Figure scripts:
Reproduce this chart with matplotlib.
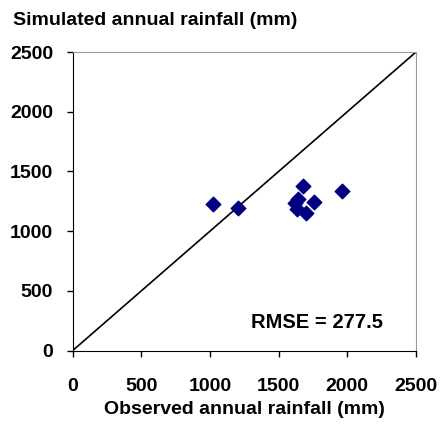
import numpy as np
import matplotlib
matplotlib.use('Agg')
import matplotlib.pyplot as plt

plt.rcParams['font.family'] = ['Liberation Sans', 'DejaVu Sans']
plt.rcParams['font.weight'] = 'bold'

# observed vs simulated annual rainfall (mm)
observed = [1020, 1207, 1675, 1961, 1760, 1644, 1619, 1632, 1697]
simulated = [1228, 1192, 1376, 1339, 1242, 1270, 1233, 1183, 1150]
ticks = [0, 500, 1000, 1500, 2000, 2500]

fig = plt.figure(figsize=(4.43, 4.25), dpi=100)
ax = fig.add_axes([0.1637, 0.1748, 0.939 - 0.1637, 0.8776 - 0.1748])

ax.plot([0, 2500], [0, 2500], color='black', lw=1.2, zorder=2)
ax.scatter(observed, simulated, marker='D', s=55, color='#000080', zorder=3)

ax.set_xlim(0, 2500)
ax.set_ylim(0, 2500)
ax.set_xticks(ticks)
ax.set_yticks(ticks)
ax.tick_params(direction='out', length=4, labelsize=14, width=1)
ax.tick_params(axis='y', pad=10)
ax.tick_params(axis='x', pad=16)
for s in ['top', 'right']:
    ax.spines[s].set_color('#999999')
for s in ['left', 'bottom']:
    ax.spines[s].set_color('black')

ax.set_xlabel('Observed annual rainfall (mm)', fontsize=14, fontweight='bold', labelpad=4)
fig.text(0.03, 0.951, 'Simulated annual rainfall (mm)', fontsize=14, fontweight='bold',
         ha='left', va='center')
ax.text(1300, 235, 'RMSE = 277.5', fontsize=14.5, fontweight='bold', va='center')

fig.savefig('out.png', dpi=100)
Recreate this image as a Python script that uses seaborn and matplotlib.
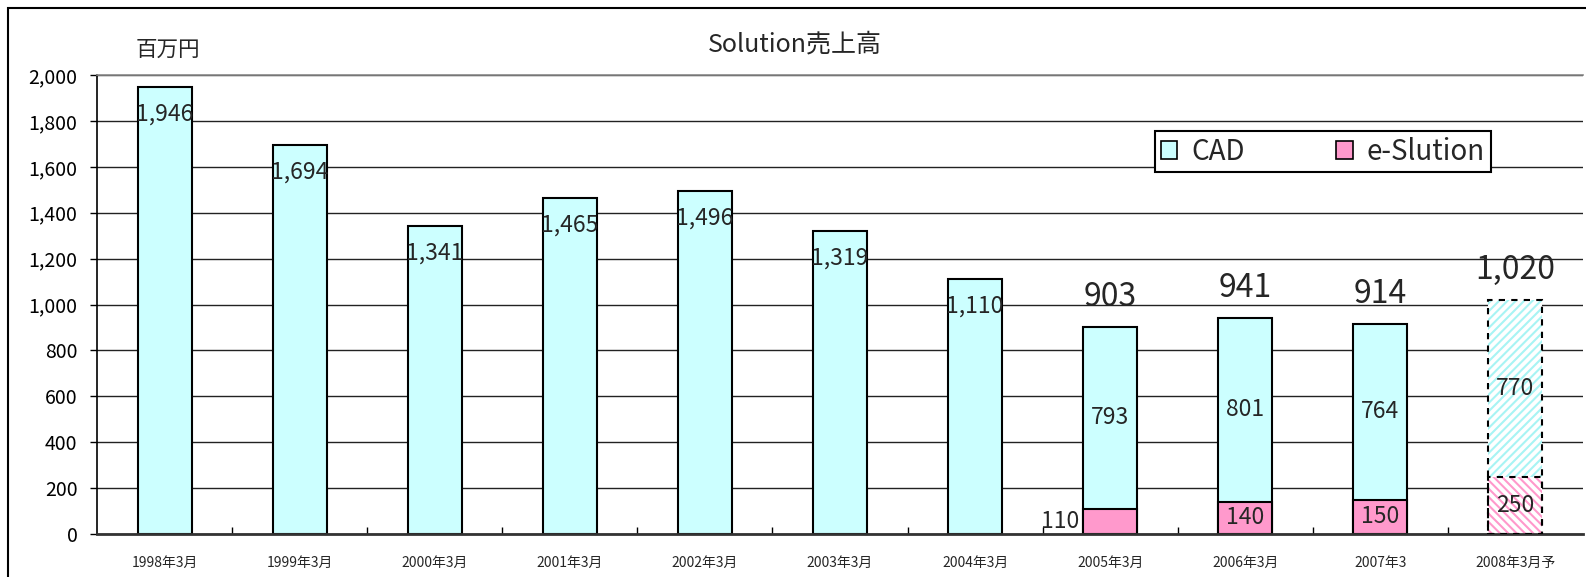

__TASK TO COMPLETE__. Report all lines of the data above that include the string "matplotlib".

__RESULT OF THIS EXERCISE__.
Reproduce this chart with matplotlib.
import matplotlib
matplotlib.use('Agg')
import matplotlib.pyplot as plt
Recreate this image as a Python script that uses seaborn and matplotlib.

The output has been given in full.